En Alemania, las barras compartieron una consigna de buen comportamiento que sólo se habría quebrantado en caso de jugar contra Inglaterra. Entonces, y con tal de ajustar cuentas históricas y deportivas que en el estrato popular argentino siempre estarán pendientes, habrían viajado a primera línea incluso algunos veteranos de la bronca del 86 en el estadio Azteca. Uno de ellos, por cierto, es Pistola Gámez, que por supuesto no se habría apuntado al quilombo porque en la actualidad es presidente de Vélez Sarsfield y candidato a suceder a Grondona al frente de la AFA.

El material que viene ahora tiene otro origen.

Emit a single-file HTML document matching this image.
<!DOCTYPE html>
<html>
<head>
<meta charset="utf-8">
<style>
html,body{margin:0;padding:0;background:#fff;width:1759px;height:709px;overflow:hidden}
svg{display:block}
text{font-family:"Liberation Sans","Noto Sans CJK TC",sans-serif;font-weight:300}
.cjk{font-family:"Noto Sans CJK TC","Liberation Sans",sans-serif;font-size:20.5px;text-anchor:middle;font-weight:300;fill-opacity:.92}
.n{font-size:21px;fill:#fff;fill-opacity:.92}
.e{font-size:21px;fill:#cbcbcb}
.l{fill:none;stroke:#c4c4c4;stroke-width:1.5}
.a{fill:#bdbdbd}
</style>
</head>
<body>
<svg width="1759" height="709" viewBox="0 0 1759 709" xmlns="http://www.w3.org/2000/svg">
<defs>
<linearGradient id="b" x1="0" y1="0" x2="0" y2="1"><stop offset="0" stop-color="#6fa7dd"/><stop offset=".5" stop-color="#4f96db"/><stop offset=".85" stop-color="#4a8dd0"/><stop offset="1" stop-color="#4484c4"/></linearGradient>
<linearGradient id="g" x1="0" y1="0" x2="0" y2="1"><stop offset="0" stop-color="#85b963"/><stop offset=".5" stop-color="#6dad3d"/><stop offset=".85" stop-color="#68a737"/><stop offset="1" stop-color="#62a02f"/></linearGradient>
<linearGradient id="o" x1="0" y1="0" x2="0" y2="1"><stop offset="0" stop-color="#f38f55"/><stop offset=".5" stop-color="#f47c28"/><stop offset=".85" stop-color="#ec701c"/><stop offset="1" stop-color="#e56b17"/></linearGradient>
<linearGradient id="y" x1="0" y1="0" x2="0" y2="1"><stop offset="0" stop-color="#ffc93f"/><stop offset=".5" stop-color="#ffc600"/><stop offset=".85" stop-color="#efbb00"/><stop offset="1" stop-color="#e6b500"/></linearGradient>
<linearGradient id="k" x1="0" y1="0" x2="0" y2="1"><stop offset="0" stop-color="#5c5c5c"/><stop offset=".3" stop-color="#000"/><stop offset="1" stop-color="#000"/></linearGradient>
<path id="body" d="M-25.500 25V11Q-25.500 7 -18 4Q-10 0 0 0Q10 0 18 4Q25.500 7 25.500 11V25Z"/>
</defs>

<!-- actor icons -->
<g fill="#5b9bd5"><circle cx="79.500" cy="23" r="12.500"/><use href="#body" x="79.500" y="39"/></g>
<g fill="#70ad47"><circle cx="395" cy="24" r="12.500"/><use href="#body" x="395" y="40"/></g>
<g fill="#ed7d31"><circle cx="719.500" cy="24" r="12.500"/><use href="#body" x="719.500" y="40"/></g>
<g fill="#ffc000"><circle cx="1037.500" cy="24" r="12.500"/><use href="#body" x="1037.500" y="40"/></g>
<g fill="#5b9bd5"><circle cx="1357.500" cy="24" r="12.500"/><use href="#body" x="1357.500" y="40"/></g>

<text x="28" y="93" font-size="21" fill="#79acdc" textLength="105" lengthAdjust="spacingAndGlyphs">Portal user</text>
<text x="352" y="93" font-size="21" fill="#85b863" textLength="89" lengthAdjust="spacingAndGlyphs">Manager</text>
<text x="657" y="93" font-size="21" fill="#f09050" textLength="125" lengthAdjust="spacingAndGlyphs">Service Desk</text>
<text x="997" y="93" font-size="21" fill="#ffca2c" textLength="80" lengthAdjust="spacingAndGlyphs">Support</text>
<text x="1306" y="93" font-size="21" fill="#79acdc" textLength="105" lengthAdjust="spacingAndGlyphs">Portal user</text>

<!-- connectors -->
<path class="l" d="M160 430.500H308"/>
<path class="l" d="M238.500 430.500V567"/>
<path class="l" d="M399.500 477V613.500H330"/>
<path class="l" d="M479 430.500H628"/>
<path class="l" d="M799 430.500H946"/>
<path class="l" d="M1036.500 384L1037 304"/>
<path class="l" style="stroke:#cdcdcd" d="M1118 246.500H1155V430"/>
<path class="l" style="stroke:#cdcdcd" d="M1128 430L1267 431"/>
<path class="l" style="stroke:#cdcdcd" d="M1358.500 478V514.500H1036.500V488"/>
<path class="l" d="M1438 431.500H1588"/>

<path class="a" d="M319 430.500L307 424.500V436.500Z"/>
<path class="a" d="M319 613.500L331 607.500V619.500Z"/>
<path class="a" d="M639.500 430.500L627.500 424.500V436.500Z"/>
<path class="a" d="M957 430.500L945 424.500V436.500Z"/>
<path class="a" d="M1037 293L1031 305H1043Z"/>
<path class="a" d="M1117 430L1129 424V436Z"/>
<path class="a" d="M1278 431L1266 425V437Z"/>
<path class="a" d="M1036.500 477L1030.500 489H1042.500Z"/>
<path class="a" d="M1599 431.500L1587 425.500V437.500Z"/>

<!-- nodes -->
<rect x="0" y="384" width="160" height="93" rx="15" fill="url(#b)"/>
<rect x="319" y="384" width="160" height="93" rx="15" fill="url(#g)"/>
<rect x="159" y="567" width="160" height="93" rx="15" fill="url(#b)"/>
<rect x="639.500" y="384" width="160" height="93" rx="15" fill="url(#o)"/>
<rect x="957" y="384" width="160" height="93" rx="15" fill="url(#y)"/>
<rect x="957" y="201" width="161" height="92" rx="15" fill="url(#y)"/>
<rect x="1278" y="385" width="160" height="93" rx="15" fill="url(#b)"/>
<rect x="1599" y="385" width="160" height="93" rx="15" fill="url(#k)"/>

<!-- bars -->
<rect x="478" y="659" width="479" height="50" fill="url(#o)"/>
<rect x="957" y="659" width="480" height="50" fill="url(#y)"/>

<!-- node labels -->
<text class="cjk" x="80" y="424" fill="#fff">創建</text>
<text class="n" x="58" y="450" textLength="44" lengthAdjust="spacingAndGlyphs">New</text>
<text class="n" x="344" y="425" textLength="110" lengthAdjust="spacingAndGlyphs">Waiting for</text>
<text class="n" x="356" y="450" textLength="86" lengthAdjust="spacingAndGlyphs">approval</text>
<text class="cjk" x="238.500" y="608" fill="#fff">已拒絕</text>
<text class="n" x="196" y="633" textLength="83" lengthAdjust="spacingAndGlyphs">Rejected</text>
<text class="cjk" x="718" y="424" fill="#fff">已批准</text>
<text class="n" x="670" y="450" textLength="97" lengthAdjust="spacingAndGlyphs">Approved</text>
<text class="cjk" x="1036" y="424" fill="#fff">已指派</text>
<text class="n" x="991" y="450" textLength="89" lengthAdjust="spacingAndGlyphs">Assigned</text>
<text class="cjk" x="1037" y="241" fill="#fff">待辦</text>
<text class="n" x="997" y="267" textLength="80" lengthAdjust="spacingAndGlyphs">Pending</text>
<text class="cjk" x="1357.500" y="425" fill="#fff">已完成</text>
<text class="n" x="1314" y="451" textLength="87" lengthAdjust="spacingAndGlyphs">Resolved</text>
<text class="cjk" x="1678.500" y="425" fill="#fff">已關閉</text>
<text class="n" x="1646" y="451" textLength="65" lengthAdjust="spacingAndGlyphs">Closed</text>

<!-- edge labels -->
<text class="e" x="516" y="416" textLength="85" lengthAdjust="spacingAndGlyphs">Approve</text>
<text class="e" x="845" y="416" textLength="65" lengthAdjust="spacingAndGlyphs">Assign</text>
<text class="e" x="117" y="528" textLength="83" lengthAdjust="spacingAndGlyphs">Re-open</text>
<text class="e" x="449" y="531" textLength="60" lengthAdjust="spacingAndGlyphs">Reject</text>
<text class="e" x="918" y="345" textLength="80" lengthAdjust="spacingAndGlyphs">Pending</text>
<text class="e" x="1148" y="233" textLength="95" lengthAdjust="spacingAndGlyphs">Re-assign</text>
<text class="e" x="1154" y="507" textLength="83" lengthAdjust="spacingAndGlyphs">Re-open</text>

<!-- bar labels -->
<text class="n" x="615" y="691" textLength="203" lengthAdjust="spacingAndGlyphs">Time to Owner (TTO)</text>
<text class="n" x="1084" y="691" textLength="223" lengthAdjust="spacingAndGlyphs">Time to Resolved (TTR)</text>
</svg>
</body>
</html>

También se pactó una tregua válida en suelo alemán que fue precaria desde el comienzo porque los borrachos inspiran entre las demás barras todo el odio que merece quien ejerce la hegemonía y que al final se rompió cuando elementos de Independiente y River coincidieron en un hotel de Praga y, tras constatar que estaban fuera de la jurisdicción de la tregua, se liaron a puñaladas en el mismo vestíbulo.

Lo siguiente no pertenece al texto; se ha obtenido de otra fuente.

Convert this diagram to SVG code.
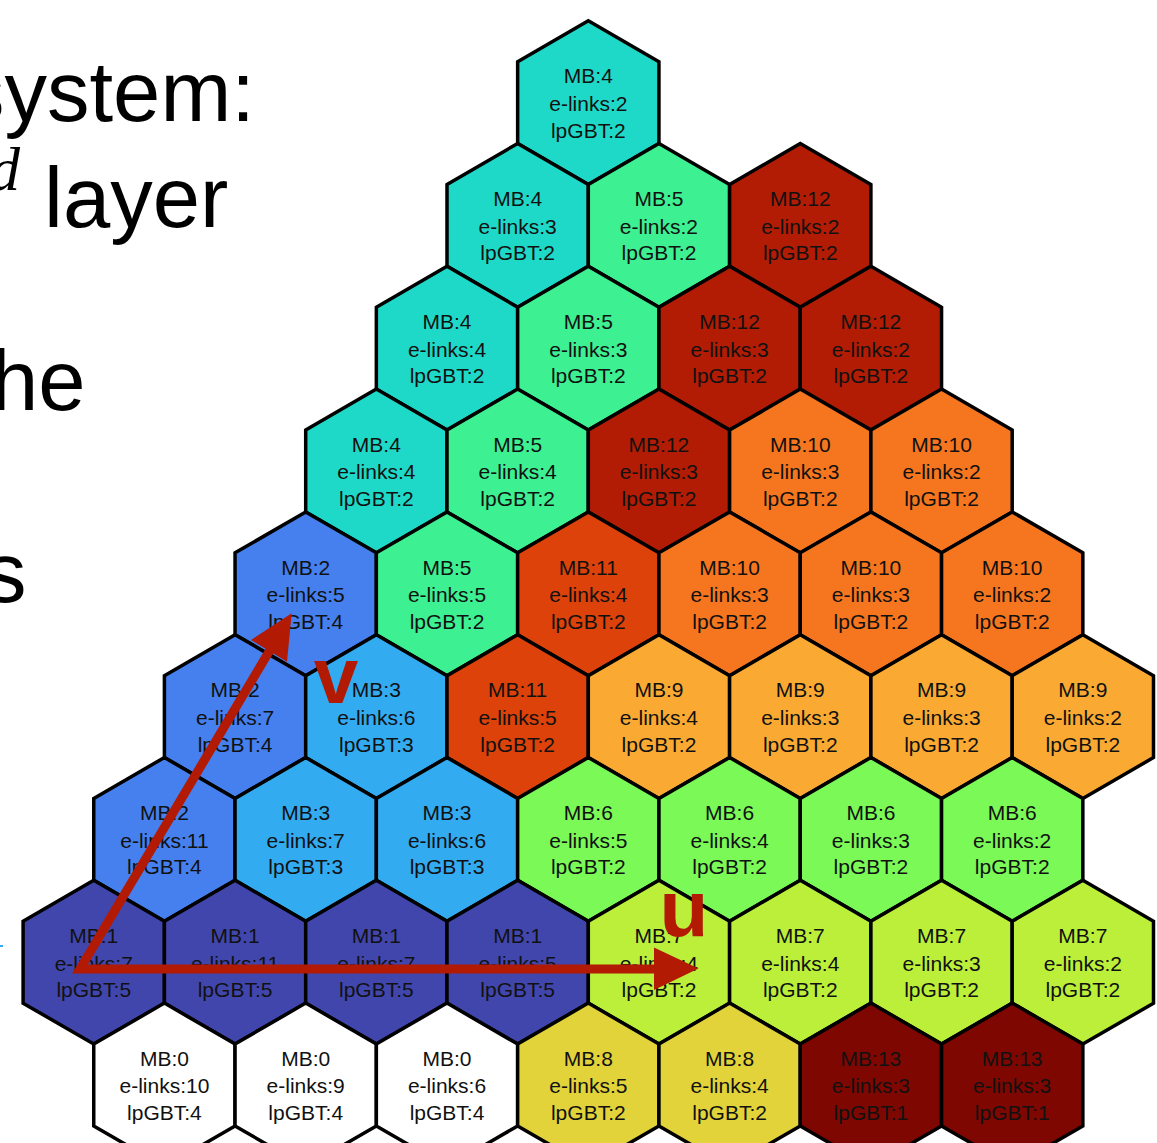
<svg xmlns="http://www.w3.org/2000/svg" width="1157" height="1143" viewBox="0 0 1157 1143">
<defs>
<style>
.hex{stroke:#000;stroke-width:3.5;stroke-linejoin:miter}
.t{font-family:"Liberation Sans",Arial,sans-serif;font-size:21px;fill:#111;text-anchor:middle}
.big{font-family:"Liberation Sans",Arial,sans-serif;font-size:85px;fill:#000}
.lab{font-family:"Liberation Sans",Arial,sans-serif;font-weight:bold;fill:#b21a04;text-anchor:middle}
.m0{fill:#ffffff}.m1{fill:#4146ad}.m2{fill:#4580ee}.m3{fill:#33abf1}.m4{fill:#1fd9c8}.m5{fill:#3df091}.m6{fill:#7af957}
.m7{fill:#bbef3a}.m8{fill:#e3d33a}.m9{fill:#faaa32}.m10{fill:#f6761f}.m11{fill:#dd420a}.m12{fill:#b21c05}.m13{fill:#7f0702}
.arr{stroke:#b21a04;stroke-width:9;fill:none;stroke-linejoin:miter}
</style>
<polygon id="h" points="0,-81.9 70.65,-40.95 70.65,40.95 0,81.9 -70.65,40.95 -70.65,-40.95"/>
</defs>
<rect width="1157" height="1143" fill="#fff"/>
<g id="side-text">
<text class="big" x="-38" y="121">system:</text>
<text x="20" y="190" font-family="Liberation Serif,serif" font-style="italic" font-size="62" text-anchor="end">d</text>
<text class="big" x="44" y="227">layer</text>
<text class="big" x="-9" y="410">he</text>
<text class="big" x="-16" y="602">s</text>
<line x1="0" y1="946" x2="3" y2="946" stroke="#33abf1" stroke-width="2"/>
</g>
<g id="hexes">
<g id="n0_0" transform="translate(588.3,102.6)"><use href="#h" class="hex m4"/><text class="t" y="-19.3">MB:4</text><text class="t" y="8.4">e-links:2</text><text class="t" y="35.1">lpGBT:2</text></g>

<g id="n1_0" transform="translate(517.65,225.4)"><use href="#h" class="hex m4"/><text class="t" y="-19.3">MB:4</text><text class="t" y="8.4">e-links:3</text><text class="t" y="35.1">lpGBT:2</text></g>
<g id="n1_1" transform="translate(658.95,225.4)"><use href="#h" class="hex m5"/><text class="t" y="-19.3">MB:5</text><text class="t" y="8.4">e-links:2</text><text class="t" y="35.1">lpGBT:2</text></g>
<g id="n1_2" transform="translate(800.25,225.4)"><use href="#h" class="hex m12"/><text class="t" y="-19.3">MB:12</text><text class="t" y="8.4">e-links:2</text><text class="t" y="35.1">lpGBT:2</text></g>

<g id="n2_0" transform="translate(447,348.2)"><use href="#h" class="hex m4"/><text class="t" y="-19.3">MB:4</text><text class="t" y="8.4">e-links:4</text><text class="t" y="35.1">lpGBT:2</text></g>
<g id="n2_1" transform="translate(588.3,348.2)"><use href="#h" class="hex m5"/><text class="t" y="-19.3">MB:5</text><text class="t" y="8.4">e-links:3</text><text class="t" y="35.1">lpGBT:2</text></g>
<g id="n2_2" transform="translate(729.6,348.2)"><use href="#h" class="hex m12"/><text class="t" y="-19.3">MB:12</text><text class="t" y="8.4">e-links:3</text><text class="t" y="35.1">lpGBT:2</text></g>
<g id="n2_3" transform="translate(870.9,348.2)"><use href="#h" class="hex m12"/><text class="t" y="-19.3">MB:12</text><text class="t" y="8.4">e-links:2</text><text class="t" y="35.1">lpGBT:2</text></g>

<g id="n3_0" transform="translate(376.35,471)"><use href="#h" class="hex m4"/><text class="t" y="-19.3">MB:4</text><text class="t" y="8.4">e-links:4</text><text class="t" y="35.1">lpGBT:2</text></g>
<g id="n3_1" transform="translate(517.65,471)"><use href="#h" class="hex m5"/><text class="t" y="-19.3">MB:5</text><text class="t" y="8.4">e-links:4</text><text class="t" y="35.1">lpGBT:2</text></g>
<g id="n3_2" transform="translate(658.95,471)"><use href="#h" class="hex m12"/><text class="t" y="-19.3">MB:12</text><text class="t" y="8.4">e-links:3</text><text class="t" y="35.1">lpGBT:2</text></g>
<g id="n3_3" transform="translate(800.25,471)"><use href="#h" class="hex m10"/><text class="t" y="-19.3">MB:10</text><text class="t" y="8.4">e-links:3</text><text class="t" y="35.1">lpGBT:2</text></g>
<g id="n3_4" transform="translate(941.55,471)"><use href="#h" class="hex m10"/><text class="t" y="-19.3">MB:10</text><text class="t" y="8.4">e-links:2</text><text class="t" y="35.1">lpGBT:2</text></g>

<g id="n4_0" transform="translate(305.7,593.8)"><use href="#h" class="hex m2"/><text class="t" y="-19.3">MB:2</text><text class="t" y="8.4">e-links:5</text><text class="t" y="35.1">lpGBT:4</text></g>
<g id="n4_1" transform="translate(447,593.8)"><use href="#h" class="hex m5"/><text class="t" y="-19.3">MB:5</text><text class="t" y="8.4">e-links:5</text><text class="t" y="35.1">lpGBT:2</text></g>
<g id="n4_2" transform="translate(588.3,593.8)"><use href="#h" class="hex m11"/><text class="t" y="-19.3">MB:11</text><text class="t" y="8.4">e-links:4</text><text class="t" y="35.1">lpGBT:2</text></g>
<g id="n4_3" transform="translate(729.6,593.8)"><use href="#h" class="hex m10"/><text class="t" y="-19.3">MB:10</text><text class="t" y="8.4">e-links:3</text><text class="t" y="35.1">lpGBT:2</text></g>
<g id="n4_4" transform="translate(870.9,593.8)"><use href="#h" class="hex m10"/><text class="t" y="-19.3">MB:10</text><text class="t" y="8.4">e-links:3</text><text class="t" y="35.1">lpGBT:2</text></g>
<g id="n4_5" transform="translate(1012.2,593.8)"><use href="#h" class="hex m10"/><text class="t" y="-19.3">MB:10</text><text class="t" y="8.4">e-links:2</text><text class="t" y="35.1">lpGBT:2</text></g>

<g id="n5_0" transform="translate(235.05,716.6)"><use href="#h" class="hex m2"/><text class="t" y="-19.3">MB:2</text><text class="t" y="8.4">e-links:7</text><text class="t" y="35.1">lpGBT:4</text></g>
<g id="n5_1" transform="translate(376.35,716.6)"><use href="#h" class="hex m3"/><text class="t" y="-19.3">MB:3</text><text class="t" y="8.4">e-links:6</text><text class="t" y="35.1">lpGBT:3</text></g>
<g id="n5_2" transform="translate(517.65,716.6)"><use href="#h" class="hex m11"/><text class="t" y="-19.3">MB:11</text><text class="t" y="8.4">e-links:5</text><text class="t" y="35.1">lpGBT:2</text></g>
<g id="n5_3" transform="translate(658.95,716.6)"><use href="#h" class="hex m9"/><text class="t" y="-19.3">MB:9</text><text class="t" y="8.4">e-links:4</text><text class="t" y="35.1">lpGBT:2</text></g>
<g id="n5_4" transform="translate(800.25,716.6)"><use href="#h" class="hex m9"/><text class="t" y="-19.3">MB:9</text><text class="t" y="8.4">e-links:3</text><text class="t" y="35.1">lpGBT:2</text></g>
<g id="n5_5" transform="translate(941.55,716.6)"><use href="#h" class="hex m9"/><text class="t" y="-19.3">MB:9</text><text class="t" y="8.4">e-links:3</text><text class="t" y="35.1">lpGBT:2</text></g>
<g id="n5_6" transform="translate(1082.85,716.6)"><use href="#h" class="hex m9"/><text class="t" y="-19.3">MB:9</text><text class="t" y="8.4">e-links:2</text><text class="t" y="35.1">lpGBT:2</text></g>

<g id="n6_0" transform="translate(164.4,839.4)"><use href="#h" class="hex m2"/><text class="t" y="-19.3">MB:2</text><text class="t" y="8.4">e-links:11</text><text class="t" y="35.1">lpGBT:4</text></g>
<g id="n6_1" transform="translate(305.7,839.4)"><use href="#h" class="hex m3"/><text class="t" y="-19.3">MB:3</text><text class="t" y="8.4">e-links:7</text><text class="t" y="35.1">lpGBT:3</text></g>
<g id="n6_2" transform="translate(447,839.4)"><use href="#h" class="hex m3"/><text class="t" y="-19.3">MB:3</text><text class="t" y="8.4">e-links:6</text><text class="t" y="35.1">lpGBT:3</text></g>
<g id="n6_3" transform="translate(588.3,839.4)"><use href="#h" class="hex m6"/><text class="t" y="-19.3">MB:6</text><text class="t" y="8.4">e-links:5</text><text class="t" y="35.1">lpGBT:2</text></g>
<g id="n6_4" transform="translate(729.6,839.4)"><use href="#h" class="hex m6"/><text class="t" y="-19.3">MB:6</text><text class="t" y="8.4">e-links:4</text><text class="t" y="35.1">lpGBT:2</text></g>
<g id="n6_5" transform="translate(870.9,839.4)"><use href="#h" class="hex m6"/><text class="t" y="-19.3">MB:6</text><text class="t" y="8.4">e-links:3</text><text class="t" y="35.1">lpGBT:2</text></g>
<g id="n6_6" transform="translate(1012.2,839.4)"><use href="#h" class="hex m6"/><text class="t" y="-19.3">MB:6</text><text class="t" y="8.4">e-links:2</text><text class="t" y="35.1">lpGBT:2</text></g>

<g id="n7_0" transform="translate(93.75,962.2)"><use href="#h" class="hex m1"/><text class="t" y="-19.3">MB:1</text><text class="t" y="8.4">e-links:7</text><text class="t" y="35.1">lpGBT:5</text></g>
<g id="n7_1" transform="translate(235.05,962.2)"><use href="#h" class="hex m1"/><text class="t" y="-19.3">MB:1</text><text class="t" y="8.4">e-links:11</text><text class="t" y="35.1">lpGBT:5</text></g>
<g id="n7_2" transform="translate(376.35,962.2)"><use href="#h" class="hex m1"/><text class="t" y="-19.3">MB:1</text><text class="t" y="8.4">e-links:7</text><text class="t" y="35.1">lpGBT:5</text></g>
<g id="n7_3" transform="translate(517.65,962.2)"><use href="#h" class="hex m1"/><text class="t" y="-19.3">MB:1</text><text class="t" y="8.4">e-links:5</text><text class="t" y="35.1">lpGBT:5</text></g>
<g id="n7_4" transform="translate(658.95,962.2)"><use href="#h" class="hex m7"/><text class="t" y="-19.3">MB:7</text><text class="t" y="8.4">e-links:4</text><text class="t" y="35.1">lpGBT:2</text></g>
<g id="n7_5" transform="translate(800.25,962.2)"><use href="#h" class="hex m7"/><text class="t" y="-19.3">MB:7</text><text class="t" y="8.4">e-links:4</text><text class="t" y="35.1">lpGBT:2</text></g>
<g id="n7_6" transform="translate(941.55,962.2)"><use href="#h" class="hex m7"/><text class="t" y="-19.3">MB:7</text><text class="t" y="8.4">e-links:3</text><text class="t" y="35.1">lpGBT:2</text></g>
<g id="n7_7" transform="translate(1082.85,962.2)"><use href="#h" class="hex m7"/><text class="t" y="-19.3">MB:7</text><text class="t" y="8.4">e-links:2</text><text class="t" y="35.1">lpGBT:2</text></g>

<g id="n8_0" transform="translate(164.4,1085)"><use href="#h" class="hex m0"/><text class="t" y="-19.3">MB:0</text><text class="t" y="8.4">e-links:10</text><text class="t" y="35.1">lpGBT:4</text></g>
<g id="n8_1" transform="translate(305.7,1085)"><use href="#h" class="hex m0"/><text class="t" y="-19.3">MB:0</text><text class="t" y="8.4">e-links:9</text><text class="t" y="35.1">lpGBT:4</text></g>
<g id="n8_2" transform="translate(447,1085)"><use href="#h" class="hex m0"/><text class="t" y="-19.3">MB:0</text><text class="t" y="8.4">e-links:6</text><text class="t" y="35.1">lpGBT:4</text></g>
<g id="n8_3" transform="translate(588.3,1085)"><use href="#h" class="hex m8"/><text class="t" y="-19.3">MB:8</text><text class="t" y="8.4">e-links:5</text><text class="t" y="35.1">lpGBT:2</text></g>
<g id="n8_4" transform="translate(729.6,1085)"><use href="#h" class="hex m8"/><text class="t" y="-19.3">MB:8</text><text class="t" y="8.4">e-links:4</text><text class="t" y="35.1">lpGBT:2</text></g>
<g id="n8_5" transform="translate(870.9,1085)"><use href="#h" class="hex m13"/><text class="t" y="-19.3">MB:13</text><text class="t" y="8.4">e-links:3</text><text class="t" y="35.1">lpGBT:1</text></g>
<g id="n8_6" transform="translate(1012.2,1085)"><use href="#h" class="hex m13"/><text class="t" y="-19.3">MB:13</text><text class="t" y="8.4">e-links:3</text><text class="t" y="35.1">lpGBT:1</text></g>
</g>
<g id="connectors">
<path class="arr" d="M 270 650 L 80 969 L 656 969"/>
<polygon points="291.7,613.3 287,661.8 251,640" fill="#b21a04"/>
<polygon points="698.5,968.5 654,947.5 654,990" fill="#b21a04"/>
<text class="lab" x="336" y="703" font-size="80">v</text>
<text class="lab" x="684" y="936" font-size="80">u</text>
</g>
</svg>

En el ámbito doméstico, las barras siempre se han beneficiado de una tolerancia que rozaba la patente de corso institucional. Es verdad que los dispositivos policiales fueron reduciendo los choques entre hinchadas dentro del mismo estadio. Tanto que, en los clásicos, los bravos empezaron a buscarse y a prepararse celadas los unos a los otros en los peajes de las autopistas por las que circulaban los autobuses de las hinchadas y en las estaciones de tren: en 2002, unas horas antes de que se jugara el clásico de Avellaneda, hubo un tiroteo en la estación de Banfield que le costó la vida a Fernando Acuña, un histórico de la barra de Racing. Pero, aun así, las barras han sido tuteladas, se les ha permitido financiarse con recursos como las coimas a los puestos de comida que circundan los estadios y con la contratación como servicio de seguridad en los grandes conciertos. Existía incluso un vínculo con el poder político, al que nunca le molestó contar con una suerte de infantería adecuada, por ejemplo, para reventar mítines ajenos o custodiar los propios. Las barras se sentían dueñas de sus clubes, como declaró en entrevista Rafa di Zeo: «Los dirigentes y los jugadores están de paso. Sólo nosotros permanecemos. Boca es nuestro».

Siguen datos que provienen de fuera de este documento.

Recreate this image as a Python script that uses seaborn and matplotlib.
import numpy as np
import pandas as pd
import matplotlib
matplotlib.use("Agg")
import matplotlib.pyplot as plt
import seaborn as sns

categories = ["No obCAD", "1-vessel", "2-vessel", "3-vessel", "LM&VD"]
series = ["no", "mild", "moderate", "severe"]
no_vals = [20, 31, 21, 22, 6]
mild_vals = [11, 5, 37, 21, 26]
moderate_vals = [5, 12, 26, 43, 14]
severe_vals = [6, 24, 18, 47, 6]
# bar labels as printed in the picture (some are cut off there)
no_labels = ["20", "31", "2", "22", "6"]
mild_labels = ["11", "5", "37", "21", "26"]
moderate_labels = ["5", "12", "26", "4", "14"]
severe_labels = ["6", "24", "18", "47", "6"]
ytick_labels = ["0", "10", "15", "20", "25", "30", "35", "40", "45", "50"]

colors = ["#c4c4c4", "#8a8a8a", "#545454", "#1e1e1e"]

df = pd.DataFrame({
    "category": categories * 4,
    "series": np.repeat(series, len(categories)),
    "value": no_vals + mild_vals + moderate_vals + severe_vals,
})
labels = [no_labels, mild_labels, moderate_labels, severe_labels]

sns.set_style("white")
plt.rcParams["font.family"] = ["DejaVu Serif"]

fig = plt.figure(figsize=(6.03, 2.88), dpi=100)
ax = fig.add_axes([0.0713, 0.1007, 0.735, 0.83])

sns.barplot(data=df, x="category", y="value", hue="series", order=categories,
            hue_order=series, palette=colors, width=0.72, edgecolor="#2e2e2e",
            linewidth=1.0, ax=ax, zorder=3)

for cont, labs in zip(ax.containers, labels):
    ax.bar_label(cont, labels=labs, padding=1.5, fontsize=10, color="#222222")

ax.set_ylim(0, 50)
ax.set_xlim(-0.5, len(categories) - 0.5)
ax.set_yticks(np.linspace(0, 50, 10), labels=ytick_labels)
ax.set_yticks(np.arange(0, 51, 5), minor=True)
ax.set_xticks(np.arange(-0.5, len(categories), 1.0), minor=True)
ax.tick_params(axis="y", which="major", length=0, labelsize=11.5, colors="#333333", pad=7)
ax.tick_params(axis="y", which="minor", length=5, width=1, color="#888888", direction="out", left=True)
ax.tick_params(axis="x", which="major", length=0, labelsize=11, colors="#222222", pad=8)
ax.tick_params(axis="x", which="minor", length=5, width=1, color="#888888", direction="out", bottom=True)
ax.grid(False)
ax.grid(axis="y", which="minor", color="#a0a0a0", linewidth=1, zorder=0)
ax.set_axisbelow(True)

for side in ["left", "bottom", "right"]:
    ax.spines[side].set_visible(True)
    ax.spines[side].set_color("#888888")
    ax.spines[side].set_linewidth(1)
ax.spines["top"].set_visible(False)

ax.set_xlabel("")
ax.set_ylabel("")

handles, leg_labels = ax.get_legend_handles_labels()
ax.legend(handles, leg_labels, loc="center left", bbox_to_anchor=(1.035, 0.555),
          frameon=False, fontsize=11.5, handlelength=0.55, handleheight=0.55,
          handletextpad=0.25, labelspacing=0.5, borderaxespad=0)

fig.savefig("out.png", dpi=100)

Contra esta tolerancia, el fútbol argentino parece haberse conjurado ahora, en realidad por primera vez. En parte, hastiado por un ambiente que expulsa a las familias de las canchas y que incluso ha impuesto la moda de suspender con algaradas aquellos partidos cuyo resultado no satisface: en el último clásico Independiente-Racing, cuando el Rojo ganaba 2-0, la Guardia Imperial intentó asaltar las tribunas y obligó a que la tarde acabara prematuramente entre balazos de goma y una nube de gas lacrimógeno que se asentó sobre todo el graderío. Pero fue sobre todo la apretada de la barra de Gimnasia a sus propios jugadores, a los que exigían dejarse ganar por Boca para perjudicar así a Estudiantes, su enemigo íntimo, lo que impuso una voluntad de erradicación de los grupos que en los fondos se entendió como declaración de guerra. Éste será el gran duelo a seguir durante el próximo campeonato: el fútbol contra barras. Apuesten por las barras.